Most Americans learn about science from the news media. But how do reporters decide what stories to tell? How do you make your research interesting to their readers? Working with the media can help you improve how you tell your own story, while also helping to share your science with broad and diverse audiences. This session is a fast-pace workshop in crafting your message, practicing your delivery, and interacting with a panel of conservation science journalists and editors representing national and regional magazines and newspapers. After a short introduction, participants will identify the “news moments” of their research project or subject, develop a message, and practice delivering their message out loud. A randomly selected subset of participants will then (briefly) pitch their stories to a panel of news writers and editors, who will provide feedback. The final part of the session will provide all participants with the opportunity to ask questions of the panel during a moderated discussion. Participants will learn about the needs, interests, and methods of their fellow conservation scientists and the media, while gaining practical skill in creating conservation messages and identifying stories that resonate with public audiences.

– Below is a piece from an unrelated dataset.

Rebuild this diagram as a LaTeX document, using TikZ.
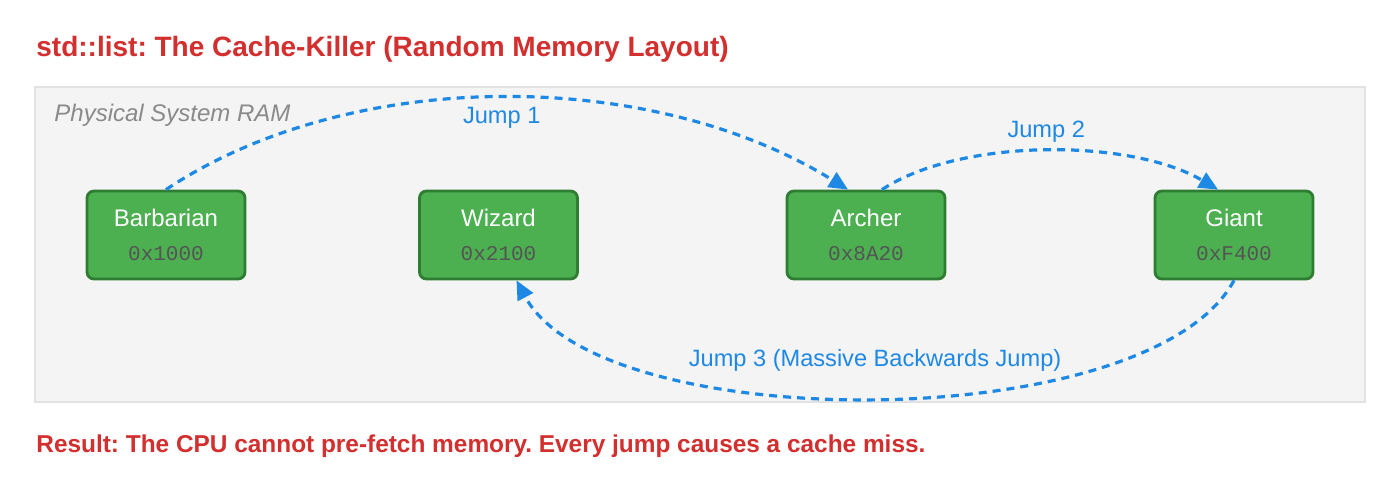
\documentclass[tikz,border=0pt]{standalone}
\usepackage{fontspec}
\setmainfont{Liberation Sans}
\setmonofont{Liberation Mono}
\usetikzlibrary{arrows.meta,positioning}
\frenchspacing
\definecolor{ramgray}{HTML}{F4F4F4}
\definecolor{ramedge}{HTML}{E2E2E2}
\definecolor{killred}{HTML}{D32F2F}
\definecolor{nodegreen}{HTML}{4CAF50}
\definecolor{darkgreen}{HTML}{2E7D32}
\definecolor{jumpblue}{HTML}{1E88E5}
\definecolor{addrgray}{HTML}{555555}
\definecolor{ramlabel}{HTML}{8A8A8A}
\tikzset{
  unitbox/.style={draw=darkgreen, line width=1.4pt, rounded corners=3.5pt, fill=nodegreen, text=white, align=center, minimum width=79pt, minimum height=44pt, inner sep=0pt, font=\fontsize{12}{17}\selectfont},
  jump/.style={draw=jumpblue, line width=1.6pt, dash pattern=on 4pt off 3pt, -{Triangle[length=9.5pt,width=8.5pt]}},
  jumplabel/.style={text=jumpblue, font=\fontsize{11.8}{14}\selectfont, inner sep=0pt},
  redtext/.style={text=killred, font=\bfseries\fontsize{14}{17}\selectfont, anchor=base west, inner sep=0pt}
}
\newcommand{\addr}[1]{{\ttfamily\fontsize{10.5}{17}\selectfont\color{addrgray}#1}}

\begin{document}
\begin{tikzpicture}[x=0.5pt, y=-0.5pt]
  \useasboundingbox[fill=white] (0,0) rectangle (1400,490);
  \node[redtext] (title) at (36,57) {std::list: The Cache-Killer (Random Memory Layout)};
  \draw[ramedge, fill=ramgray, line width=0.6pt] (35,87) rectangle (1365,402);
  \node[anchor=base west, inner sep=0pt, text=ramlabel, font=\itshape\fontsize{12}{14}\selectfont] (ram) at (54,122) {Physical System RAM};

  \node[unitbox] (barbarian) at (166,235) {Barbarian\\\addr{0x1000}};
  \node[unitbox] (wizard) at (498.5,235) {Wizard\\\addr{0x2100}};
  \node[unitbox] (archer) at (866,235) {Archer\\\addr{0x8A20}};
  \node[unitbox] (giant) at (1234,235) {Giant\\\addr{0xF400}};

  \draw[jump] (barbarian.north) .. controls (350,67) and (650,67) .. ([xshift=-9pt]archer.north)
    node[jumplabel, pos=0.5, below=4pt] {Jump 1};
  \draw[jump] ([xshift=8pt]archer.north) .. controls (960,138) and (1130,138) .. ([xshift=-8pt]giant.north)
    node[jumplabel, pos=0.5, above=3.5pt] {Jump 2};
  \draw[jump] (giant.south) .. controls (1150,437) and (600,437) .. ([xshift=9pt]wizard.south)
    node[jumplabel, pos=0.5, above=12.5pt] {Jump 3 (Massive Backwards Jump)};

  \node[redtext, font=\bfseries\fontsize{12.2}{14}\selectfont] (result) at (36,453) {Result: The CPU cannot pre-fetch memory. Every jump causes a cache miss.};
\end{tikzpicture}
\end{document}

Presented by Catherine Schmitt, and since the conference was originally scheduled to take place in Denver, Colorado, the panel consists of Colorado-based writers and editors, including:

Christie Aschwanden, journalist and author of GOOD TO GO: What the athlete in all of us can learn from the strange science of recovery

Bob Berwyn, journalist (now based in Europe) for Inside Climate News, Hakai Magazine, Pacific Standard, and others.

Caitlin Looby, scientist, AAAS Media Fellow (2019), writer with credits in The New York Times, The Times Picayune, Canoe & Kayak.

Hillary Rosner, journalist covering the environment for National Geographic, Wired, Scientific American, and many other publications.

Aaron Sidder, scientists and AAAS Media Fellow (2016); writing credits include National Geographic Kids, Eos, Smithsonian Magazine.

Natasha Vizcarra, science writer for publications of Hawai’i Sea Grant, Center for International Forest Research, Global Landscapes Forum, and others.